Facts are paramount in any case, but how they are leveraged is what wins cases. While technology is second nature to us, in litigation, we also craft stories that make judges and juries understand the facts, the technology and care about our clients.

That’s exactly what we did when representing The Systems Group. The family-owned company designs, develops and provides equipment for cooling industrial furnaces used for making steel. The Systems Group’s Spray-Cooled™ technology is a safer alternative to traditional pressurized water-cooling.

The Systems Group is the only supplier of spray cooling technology for the steel industry, so when an executive and an employee left the company, established a competing business, and attempted to poach The Systems Group’s biggest client, The Systems Group believed the ex-employees had taken and used trade secrets and other proprietary information.

Thorough and fast: Leaving no stone unturned

After an investigation, we formulated a strategic response and quickly filed suit for trade secret misappropriation and breach of employment contract. In addition to immersing ourselves in the underlying technology and business practices of this industry sector, we quickly determined that the underlying facts didn’t tell the whole story. When the data wasn’t adding up, we didn’t settle for the defendants’ mysterious explanations.

By persistently pursuing evidence and calling upon a computer forensic expert, we were able to solve the data “mystery”: the defendants had destroyed evidence.

Painting a compelling portrait of injustice

We put three witnesses on at the bench trial — The Systems Group CEO, the industry expert, and a forensic computer expert — and cross-examined the defendants.

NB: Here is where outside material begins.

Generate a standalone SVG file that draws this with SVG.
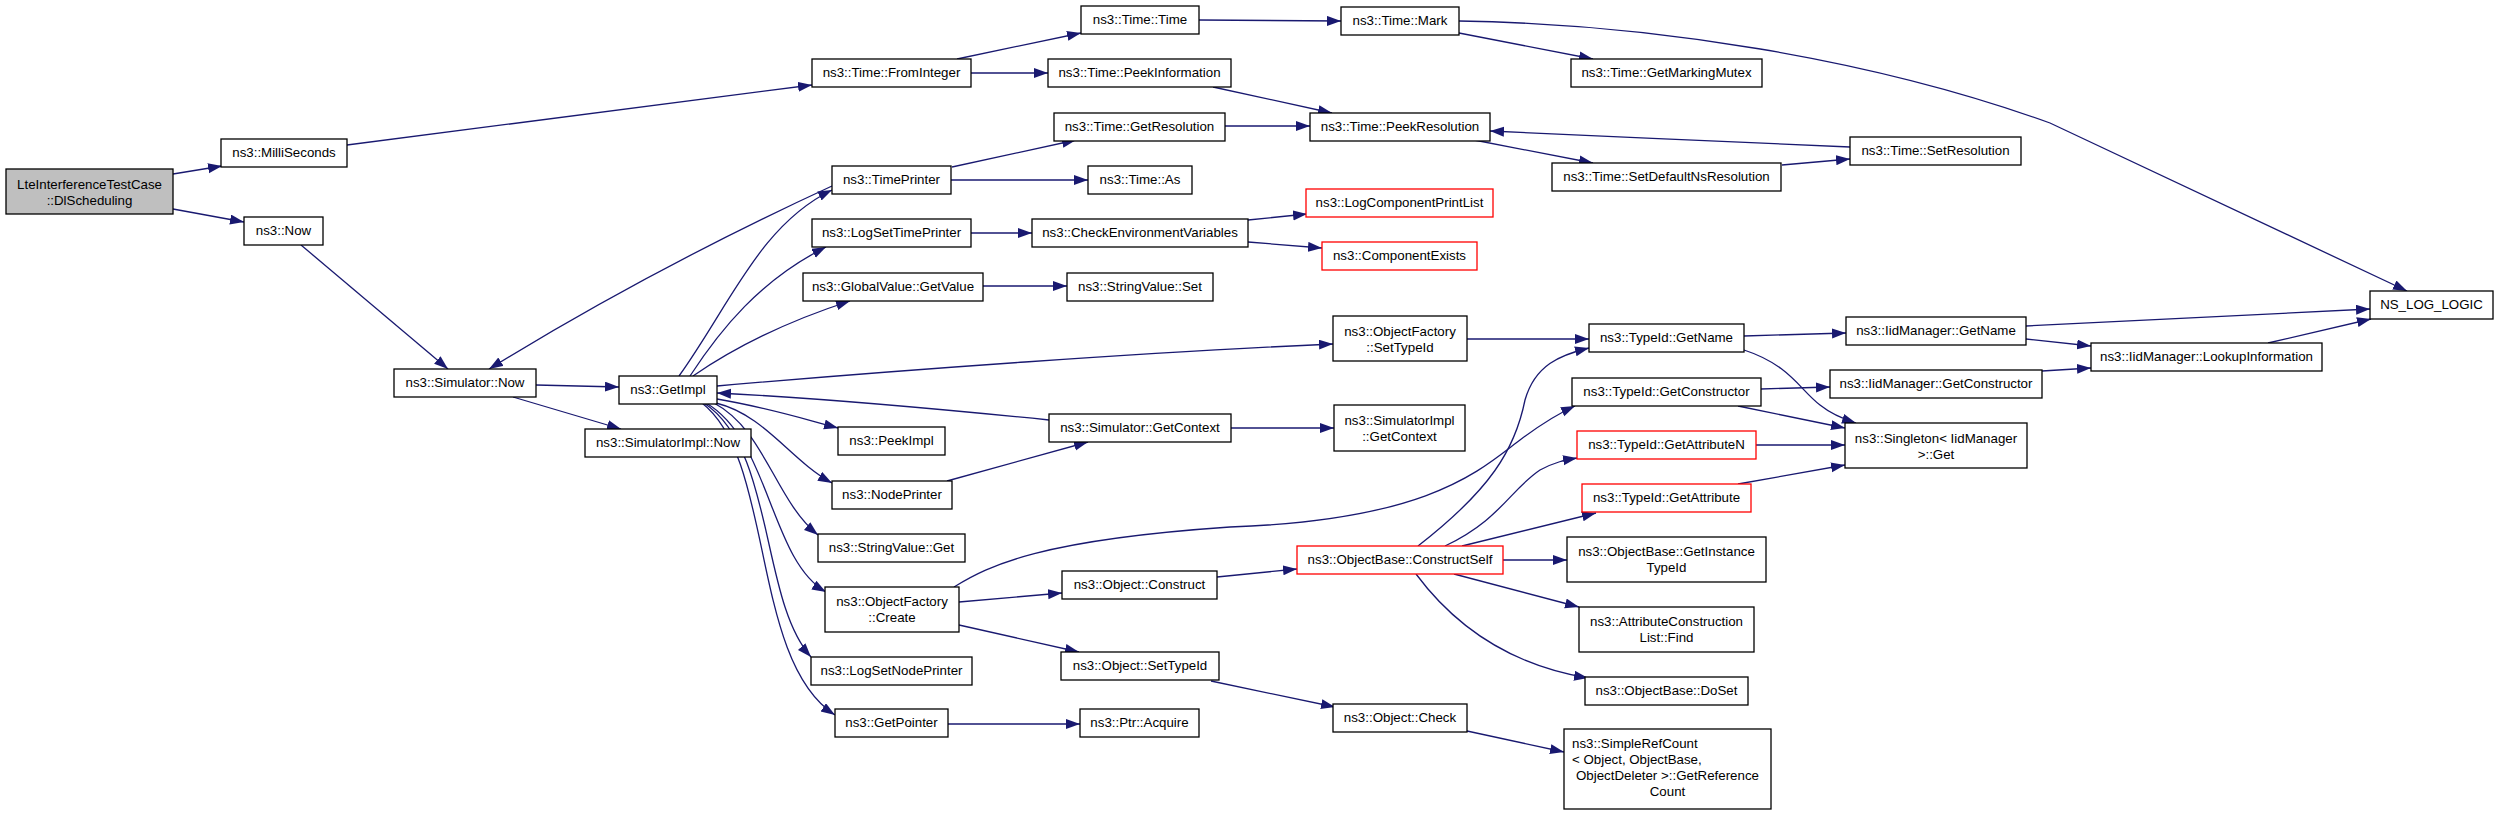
<svg xmlns="http://www.w3.org/2000/svg" width="2499" height="815" viewBox="0 0 2499 815">
<style>
.n rect{fill:#fff;stroke:#000;stroke-width:1.3}
.n.r rect{stroke:#f00}
.n.root rect{fill:#bfbfbf}
text{font-family:"Liberation Sans",Arial,Helvetica,sans-serif;font-size:13.3px;text-anchor:middle;fill:#000}
text.l{text-anchor:start}
#edges path{fill:none;stroke:#191970;stroke-width:1.3;marker-end:url(#a)}
</style>
<defs>
<marker id="a" markerUnits="userSpaceOnUse" markerWidth="15" markerHeight="11" refX="14" refY="5" orient="auto" viewBox="0 0 15 11">
<path d="M0,0 L14,5 L0,10 z" fill="#191970"/>
</marker>
</defs>
<rect width="2499" height="815" fill="#fff"/>
<g id="edges">
<path d="M173,174 L222,166"/>
<path d="M173,209 L244,222"/>
<path d="M347,145 L812,85"/>
<path d="M957,59 L1081,33"/>
<path d="M971,73 L1048,73"/>
<path d="M1199,20 L1341,21"/>
<path d="M1459,33 L1593,59"/>
<path d="M1459,21 C1650,24 1870,58 2050,123 L2407,291"/>
<path d="M1213,87 L1332,113"/>
<path d="M1225,126 L1310,126"/>
<path d="M1474,140 L1593,163"/>
<path d="M1782,165 L1850,159"/>
<path d="M1850,147 C1750,143 1600,136 1490,131"/>
<path d="M301,245 L448,369"/>
<path d="M832,186 Q650,270 489,369"/>
<path d="M536,385 L619,387"/>
<path d="M513,397 L621,429"/>
<path d="M679,376 C730,305 760,225 832,190"/>
<path d="M690,376 C720,330 760,280 826,247"/>
<path d="M693,376 Q760,330 850,301"/>
<path d="M717,386 C900,370 1150,352 1333,344"/>
<path d="M1049,420 C950,410 820,398 717,393"/>
<path d="M717,399 C770,408 800,418 838,428"/>
<path d="M716,403 C765,415 790,460 832,483"/>
<path d="M714,403 C765,430 775,500 818,535"/>
<path d="M706,403 C770,440 770,560 826,592"/>
<path d="M704,403 C775,450 760,600 811,657"/>
<path d="M702,403 C775,460 750,660 835,715"/>
<path d="M952,167 L1076,140"/>
<path d="M951,180 L1088,180"/>
<path d="M971,233 L1032,233"/>
<path d="M1248,220 L1307,214"/>
<path d="M1248,242 L1322,248"/>
<path d="M983,286 L1067,286"/>
<path d="M947,481 L1088,442"/>
<path d="M1231,428 L1334,428"/>
<path d="M1467,339 L1589,339"/>
<path d="M954,587 C990,565 1040,540 1230,527 C1430,520 1480,470 1520,440 C1540,425 1555,415 1575,406"/>
<path d="M959,602 L1062,593"/>
<path d="M959,625 L1079,652"/>
<path d="M1217,577 L1297,569"/>
<path d="M1418,546 C1490,490 1515,450 1525,400 C1535,365 1560,355 1589,348"/>
<path d="M1445,546 C1500,520 1510,490 1540,470 C1555,462 1565,460 1577,458"/>
<path d="M1462,546 L1596,513"/>
<path d="M1503,560 L1567,560"/>
<path d="M1454,574 L1579,607"/>
<path d="M1416,574 Q1480,660 1588,678"/>
<path d="M1211,681 L1335,707"/>
<path d="M1467,731 L1564,752"/>
<path d="M948,724 L1080,724"/>
<path d="M1744,336 L1846,333"/>
<path d="M1744,350 C1790,365 1800,390 1820,405 C1830,413 1840,418 1856,423"/>
<path d="M1761,389 L1830,387"/>
<path d="M1738,406 L1845,428"/>
<path d="M1756,445 L1845,445"/>
<path d="M1738,484 L1845,465"/>
<path d="M2026,326 L2370,309"/>
<path d="M2026,339 L2091,346"/>
<path d="M2042,371 L2091,368"/>
<path d="M2268,343 L2371,319"/>
</g>
<g id="n_root" class="n root"><rect x="6" y="169" width="167" height="45"/><text x="89.5" y="188.5">LteInterferenceTestCase</text><text x="89.5" y="204.5">::DlScheduling</text></g>
<g id="n_milliseconds" class="n"><rect x="221" y="139" width="126" height="28"/><text x="284" y="157">ns3::MilliSeconds</text></g>
<g id="n_now" class="n"><rect x="244" y="217" width="79" height="28"/><text x="283.5" y="235">ns3::Now</text></g>
<g id="n_time_time" class="n"><rect x="1081" y="6" width="118" height="28"/><text x="1140" y="24">ns3::Time::Time</text></g>
<g id="n_time_mark" class="n"><rect x="1341" y="7" width="118" height="28"/><text x="1400" y="25">ns3::Time::Mark</text></g>
<g id="n_frominteger" class="n"><rect x="812" y="59" width="159" height="28"/><text x="891.5" y="77">ns3::Time::FromInteger</text></g>
<g id="n_peekinformation" class="n"><rect x="1048" y="59" width="183" height="28"/><text x="1139.5" y="77">ns3::Time::PeekInformation</text></g>
<g id="n_getmarkingmutex" class="n"><rect x="1571" y="59" width="191" height="28"/><text x="1666.5" y="77">ns3::Time::GetMarkingMutex</text></g>
<g id="n_getresolution" class="n"><rect x="1054" y="113" width="171" height="28"/><text x="1139.5" y="131">ns3::Time::GetResolution</text></g>
<g id="n_peekresolution" class="n"><rect x="1310" y="113" width="180" height="28"/><text x="1400" y="131">ns3::Time::PeekResolution</text></g>
<g id="n_setresolution" class="n"><rect x="1850" y="137" width="171" height="28"/><text x="1935.5" y="155">ns3::Time::SetResolution</text></g>
<g id="n_timeprinter" class="n"><rect x="832" y="166" width="119" height="28"/><text x="891.5" y="184">ns3::TimePrinter</text></g>
<g id="n_time_as" class="n"><rect x="1088" y="166" width="104" height="28"/><text x="1140" y="184">ns3::Time::As</text></g>
<g id="n_setdefaultns" class="n"><rect x="1552" y="163" width="229" height="28"/><text x="1666.5" y="181">ns3::Time::SetDefaultNsResolution</text></g>
<g id="n_logcomponentprintlist" class="n r"><rect x="1306" y="189" width="187" height="28"/><text x="1399.5" y="207">ns3::LogComponentPrintList</text></g>
<g id="n_logsettimeprinter" class="n"><rect x="812" y="219" width="159" height="28"/><text x="891.5" y="237">ns3::LogSetTimePrinter</text></g>
<g id="n_checkenv" class="n"><rect x="1032" y="219" width="216" height="28"/><text x="1140" y="237">ns3::CheckEnvironmentVariables</text></g>
<g id="n_componentexists" class="n r"><rect x="1322" y="242" width="155" height="28"/><text x="1399.5" y="260">ns3::ComponentExists</text></g>
<g id="n_globalvalue_getvalue" class="n"><rect x="803" y="273" width="180" height="28"/><text x="893" y="291">ns3::GlobalValue::GetValue</text></g>
<g id="n_stringvalue_set" class="n"><rect x="1067" y="273" width="146" height="28"/><text x="1140" y="291">ns3::StringValue::Set</text></g>
<g id="n_ns_log_logic" class="n"><rect x="2370" y="291" width="123" height="28"/><text x="2431.5" y="309">NS_LOG_LOGIC</text></g>
<g id="n_objectfactory_settypeid" class="n"><rect x="1333" y="316" width="134" height="45"/><text x="1400" y="335.5">ns3::ObjectFactory</text><text x="1400" y="351.5">::SetTypeId</text></g>
<g id="n_iid_getname" class="n"><rect x="1846" y="317" width="180" height="28"/><text x="1936" y="335">ns3::IidManager::GetName</text></g>
<g id="n_typeid_getname" class="n"><rect x="1589" y="324" width="155" height="28"/><text x="1666.5" y="342">ns3::TypeId::GetName</text></g>
<g id="n_iid_lookup" class="n"><rect x="2091" y="343" width="231" height="28"/><text x="2206.5" y="361">ns3::IidManager::LookupInformation</text></g>
<g id="n_simulator_now" class="n"><rect x="394" y="369" width="142" height="28"/><text x="465" y="387">ns3::Simulator::Now</text></g>
<g id="n_iid_getconstructor" class="n"><rect x="1830" y="370" width="212" height="28"/><text x="1936" y="388">ns3::IidManager::GetConstructor</text></g>
<g id="n_getimpl" class="n"><rect x="619" y="376" width="98" height="28"/><text x="668" y="394">ns3::GetImpl</text></g>
<g id="n_typeid_getconstructor" class="n"><rect x="1572" y="378" width="189" height="28"/><text x="1666.5" y="396">ns3::TypeId::GetConstructor</text></g>
<g id="n_simimpl_getcontext" class="n"><rect x="1334" y="405" width="131" height="46"/><text x="1399.5" y="424.5">ns3::SimulatorImpl</text><text x="1399.5" y="440.5">::GetContext</text></g>
<g id="n_simulator_getcontext" class="n"><rect x="1049" y="414" width="182" height="28"/><text x="1140" y="432">ns3::Simulator::GetContext</text></g>
<g id="n_singleton_get" class="n"><rect x="1845" y="423" width="182" height="45"/><text x="1936" y="442.5">ns3::Singleton&lt; IidManager</text><text x="1936" y="458.5">&gt;::Get</text></g>
<g id="n_peekimpl" class="n"><rect x="838" y="427" width="107" height="28"/><text x="891.5" y="445">ns3::PeekImpl</text></g>
<g id="n_simimpl_now" class="n"><rect x="585" y="429" width="166" height="28"/><text x="668" y="447">ns3::SimulatorImpl::Now</text></g>
<g id="n_getattributen" class="n r"><rect x="1577" y="431" width="179" height="28"/><text x="1666.5" y="449">ns3::TypeId::GetAttributeN</text></g>
<g id="n_nodeprinter" class="n"><rect x="832" y="481" width="120" height="28"/><text x="892" y="499">ns3::NodePrinter</text></g>
<g id="n_getattribute" class="n r"><rect x="1582" y="484" width="169" height="28"/><text x="1666.5" y="502">ns3::TypeId::GetAttribute</text></g>
<g id="n_stringvalue_get" class="n"><rect x="818" y="534" width="147" height="28"/><text x="891.5" y="552">ns3::StringValue::Get</text></g>
<g id="n_getinstancetypeid" class="n"><rect x="1567" y="537" width="199" height="45"/><text x="1666.5" y="556">ns3::ObjectBase::GetInstance</text><text x="1666.5" y="572">TypeId</text></g>
<g id="n_constructself" class="n r"><rect x="1297" y="546" width="206" height="28"/><text x="1400" y="564">ns3::ObjectBase::ConstructSelf</text></g>
<g id="n_object_construct" class="n"><rect x="1062" y="571" width="155" height="28"/><text x="1139.5" y="589">ns3::Object::Construct</text></g>
<g id="n_objectfactory_create" class="n"><rect x="825" y="587" width="134" height="45"/><text x="892" y="606">ns3::ObjectFactory</text><text x="892" y="622">::Create</text></g>
<g id="n_attrconstruction_find" class="n"><rect x="1579" y="607" width="175" height="45"/><text x="1666.5" y="626">ns3::AttributeConstruction</text><text x="1666.5" y="642">List::Find</text></g>
<g id="n_object_settypeid" class="n"><rect x="1061" y="652" width="158" height="28"/><text x="1140" y="670">ns3::Object::SetTypeId</text></g>
<g id="n_logsetnodeprinter" class="n"><rect x="811" y="657" width="161" height="28"/><text x="891.5" y="675">ns3::LogSetNodePrinter</text></g>
<g id="n_doset" class="n"><rect x="1585" y="677" width="163" height="28"/><text x="1666.5" y="695">ns3::ObjectBase::DoSet</text></g>
<g id="n_object_check" class="n"><rect x="1333" y="704" width="134" height="28"/><text x="1400" y="722">ns3::Object::Check</text></g>
<g id="n_getpointer" class="n"><rect x="835" y="709" width="113" height="28"/><text x="891.5" y="727">ns3::GetPointer</text></g>
<g id="n_ptr_acquire" class="n"><rect x="1080" y="709" width="119" height="28"/><text x="1139.5" y="727">ns3::Ptr::Acquire</text></g>
<g id="n_simplerefcount" class="n"><rect x="1564" y="729" width="207" height="80"/><text class="l" x="1572" y="748">ns3::SimpleRefCount</text><text class="l" x="1572" y="764">&lt; Object, ObjectBase,</text><text class="l" x="1576" y="780">ObjectDeleter &gt;::GetReference</text><text x="1667.5" y="796">Count</text></g>
</svg>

Through these witnesses, we established that:

  • The Systems Group had developed trade secrets and proprietary information that were not generally known
  • The Systems Group protected the trade secrets and proprietary information
  • The trade secrets and proprietary information could not be duplicated without monumental engineering effort and inside knowledge

We also established that defendants were in possession of and had used the trade secrets and proprietary information in competing with The Systems Group. Based on our forensic investigation, we obtained from the Court an adverse inference that the defendants had misappropriated The Systems Groups’ trade secrets and proprietary information because of the defendants’ intentional destruction of evidence.

In addition to supporting the legal requirements, however, we told our client’s unique story, including the energy and hard work that went into developing the technology and the business. We illustrated how this family’s 50-year-old business was lawfully built on hard work and ingenuity, and how it had been damaged by the ex-employees’ actions.

Our efforts culminated when we secured a preliminary injunction — which is rarely granted in federal court. The injunction forced the defendants to stop using Systems’ trade secrets and forbid the defendants from “using design drawings and internal pricing worksheets to design and supply low pressure, spray-cooling equipment for the steel industry.”

Securing a rock-solid consent decree

Eventually, the defendants agreed to a consent judgment and injunction that barred them from competing using spray-cooled technology for six years, with few exceptions. This agreement was broader than the preliminary injunction and, because it was a public, enforceable court order signed by the judge, it carried more power and authority than a settlement agreement.

“You always need to understand the facts and the technology to back everything up, but the way you ultimately win the jury and the judge is with the story,” said Patterson + Sheridan partner and lead counsel Jayme Partridge. “At the end of the day, every case is about people and their stories — that’s our focus.”